AP World History Topic 3.2 explains how rulers of land-based empires from 1450 to 1750 legitimized and consolidated power through administration, religion, architecture, tribute, and taxation.
How did rulers use bureaucratic elites in land-based empires?
Rulers used bureaucratic elites and military professionals to manage populations, collect resources, carry out policies, and maintain centralized control.
What is tax farming in AP World History?
Tax farming is a system where the state sells or grants the right to collect taxes to private collectors. The Ottoman Empire used tax farming to raise revenue for state power and expansion.
What were Mughal zamindars?
Mughal zamindars were local elites who collected taxes for the Mughal state. They helped connect local authority to imperial administration.

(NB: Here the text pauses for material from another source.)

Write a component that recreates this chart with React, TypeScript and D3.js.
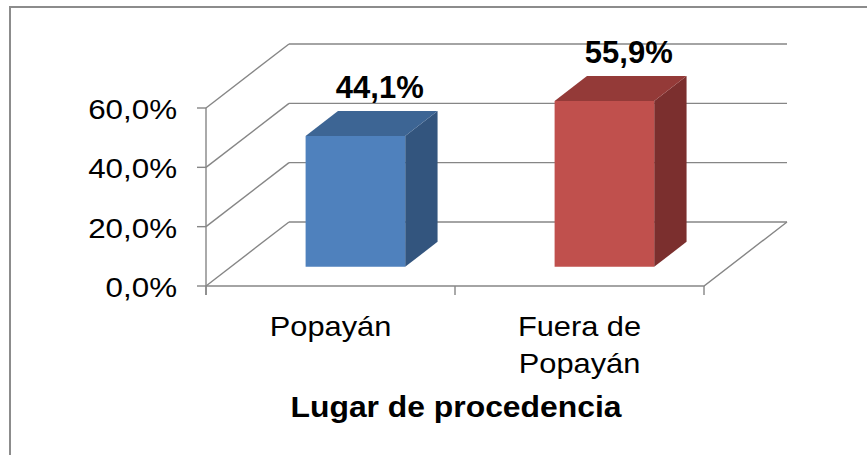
import * as d3 from "d3";

const categories = ["Popayán", "Fuera de Popayán"];
const values = [44.1, 55.9];
const yTicks = [0, 20, 40, 60];
const axisTitle = "Lugar de procedencia";

const frontColors = ["#4F81BD", "#C0504D"];
const topColors = ["#3D6594", "#943A38"];
const sideColors = ["#33557E", "#7B2F2E"];

const W = 867;
const H = 455;
// depth offset of the 3D box (back plane relative to front plane)
const DX = 83;
const DY = -64;
const grid = "#868686";
const font = "'Liberation Sans', Arial, sans-serif";

const fmt = (v: number) => v.toFixed(1).replace(".", ",") + "%";

export default function App() {
  const x = d3.scaleBand<string>().domain(categories).range([206, 704]).padding(0);
  const y = d3.scaleLinear().domain([0, 60]).range([286, 108]);

  const P = (px: number, v: number, z: number): [number, number] => [px + z * DX, y(v) + z * DY];
  const pts = (arr: [number, number][]) => arr.map((p) => p.join(",")).join(" ");

  const x0 = x.range()[0];
  const x1 = x.range()[1];
  const bw = x.bandwidth();
  const z0 = 0.3;
  const z1 = 0.69;

  return (
    <svg width={W} height={H} style={{ position: "absolute", left: 0, top: 0, background: "#fff" }}>
      <rect x={10} y={7} width={1000} height={1000} fill="#fff" stroke="#8c8c8c" strokeWidth={2} />

      {/* back wall gridlines and left wall diagonals */}
      {yTicks.map((t) => {
        const [bx, by] = P(x0, t, 1);
        const [ex] = P(x1, t, 1);
        return (
          <g key={"g" + t} stroke={grid} strokeWidth={1.4} fill="none">
            <line x1={x0} y1={y(t)} x2={bx} y2={by} />
            <line x1={bx} y1={by} x2={ex} y2={by} />
          </g>
        );
      })}

      {/* floor */}
      <polyline
        points={pts([P(x0, 0, 0), P(x1, 0, 0), P(x1, 0, 1)])}
        fill="none"
        stroke={grid}
        strokeWidth={1.4}
      />
      <line x1={x0} y1={y(60)} x2={x0} y2={y(0) + 9} stroke={grid} strokeWidth={1.4} />
      {yTicks.map((t) => (
        <line key={"yt" + t} x1={x0 - 9} y1={y(t)} x2={x0} y2={y(t)} stroke={grid} strokeWidth={1.4} />
      ))}
      {[...categories.map((c) => x(c) as number), x1].map((px, i) => (
        <line key={"xt" + i} x1={px} y1={y(0)} x2={px} y2={y(0) + 9} stroke={grid} strokeWidth={1.4} />
      ))}

      {/* bars */}
      {categories.map((c, i) => {
        const l = (x(c) as number) + bw * 0.3;
        const r = (x(c) as number) + bw * 0.7;
        const v = values[i];
        const front = pts([P(l, 0, z0), P(r, 0, z0), P(r, v, z0), P(l, v, z0)]);
        const top = pts([P(l, v, z0), P(r, v, z0), P(r, v, z1), P(l, v, z1)]);
        const side = pts([P(r, 0, z0), P(r, 0, z1), P(r, v, z1), P(r, v, z0)]);
        const [lx, ly] = P((l + r) / 2, v, z1);
        return (
          <g key={c}>
            <polygon points={side} fill={sideColors[i]} />
            <polygon points={top} fill={topColors[i]} />
            <polygon points={front} fill={frontColors[i]} />
            <text
              x={lx - 8}
              y={ly - 13}
              textAnchor="middle"
              fontFamily={font}
              fontWeight="bold"
              fontSize={31}
              fill="#000"
            >
              {fmt(v)}
            </text>
          </g>
        );
      })}

      {/* y axis labels */}
      {yTicks.map((t) => (
        <text
          key={"yl" + t}
          transform={`translate(177,${y(t) + 11}) scale(1.1,1)`}
          textAnchor="end"
          fontFamily={font}
          fontSize={28.5}
          fill="#000"
        >
          {fmt(t)}
        </text>
      ))}

      {/* category labels */}
      {categories.map((c) => {
        const cx = (x(c) as number) + bw / 2;
        const words = c.split(" ");
        const lines = words.length > 2 ? [words.slice(0, 2).join(" "), words.slice(2).join(" ")] : [c];
        return lines.map((ln, j) => (
          <text
            key={c + j}
            transform={`translate(${cx},${336 + j * 37}) scale(1.08,1)`}
            textAnchor="middle"
            fontFamily={font}
            fontSize={28.5}
            fill="#000"
          >
            {ln}
          </text>
        ));
      })}

      <text
        transform={`translate(${(x0 + x1) / 2 + 1},417) scale(1.08,1)`}
        textAnchor="middle"
        fontFamily={font}
        fontWeight="bold"
        fontSize={29.5}
        fill="#000"
      >
        {axisTitle}
      </text>
    </svg>
  );
}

How did rulers use art and architecture to legitimize power?
Rulers used monumental architecture, portraits, palaces, temples, mosques, and mausolea to display wealth, faith, military power, and divine or cultural authority.
What is a common mistake on AP World 3.2 questions?
A common mistake is listing examples without explaining how they consolidated or legitimized power. Always connect the example to the ruler's political goal.